Before I left, I suggested we schedule a proper strategy session - away from service, without distraction - to look at the business objectively.
In that first conversation, we went back to basics.
We simplified the menu. Cut waste. Tightened ordering. Reorganised flow. Clarified roles. Tried special nights. Adjusted pricing. Pushed social media.
There was some improvement.
But something deeper was wrong.
You can fix operations. You cannot fix misalignment.
The restaurant model demanded an identity John didn’t naturally have. It required obsession with food reviews, chef precision, constant refinement under pressure.

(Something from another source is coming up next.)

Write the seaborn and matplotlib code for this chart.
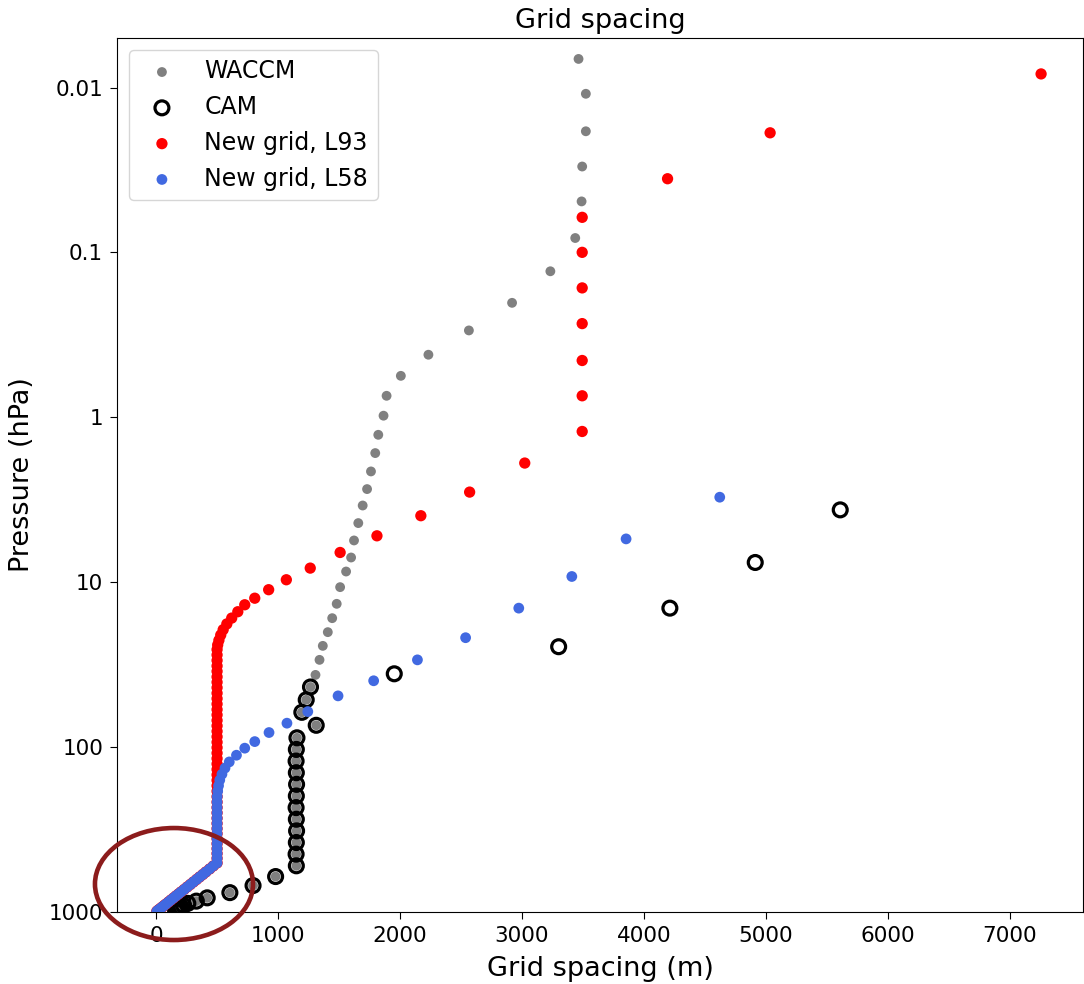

At one point I told him plainly: “This business is not yours.” Not because he wasn’t capable — but because it didn’t fit him. He didn’t want chef drama. He didn’t want to live by review culture. He didn’t want to build his identity around something that drained him.
What he loved was atmosphere. Beer. Sport. Conversation. Energy at the bar. Once that became clear, the decision followed.
Instead of trying to save a dying restaurant, he did something most owners are too afraid to do. He ended it.
He changed the name. Reworked the layout. Put screens on the walls. Removed the food pressure. Leased the kitchen to a pizza operator for £2,500 a month in fixed income. The offer became simple. The identity became clear.
Within weeks, the room felt different.
People don’t respond to marketing alone — they respond to alignment.
The tension lifted. Staff relaxed. Customers stayed longer. Traffic built naturally.
John chose to continue working with me as he executed the transition, refining structure and maintaining discipline during the repositioning. The clarity came quickly. The execution required commitment.
Today the business turns over more than £500,000 a year. It’s open seven days. It's stable and profitable and best of all, it feels wonderful when you walk through the door. John works structured hours and goes home without carrying the weight of the world. He's a happy, satisfied man whose smiling face tells the whole story.
The difference wasn’t a marketing trick. It was a decision.
Sometimes strategy isn’t about adding more. It’s about removing what doesn’t belong.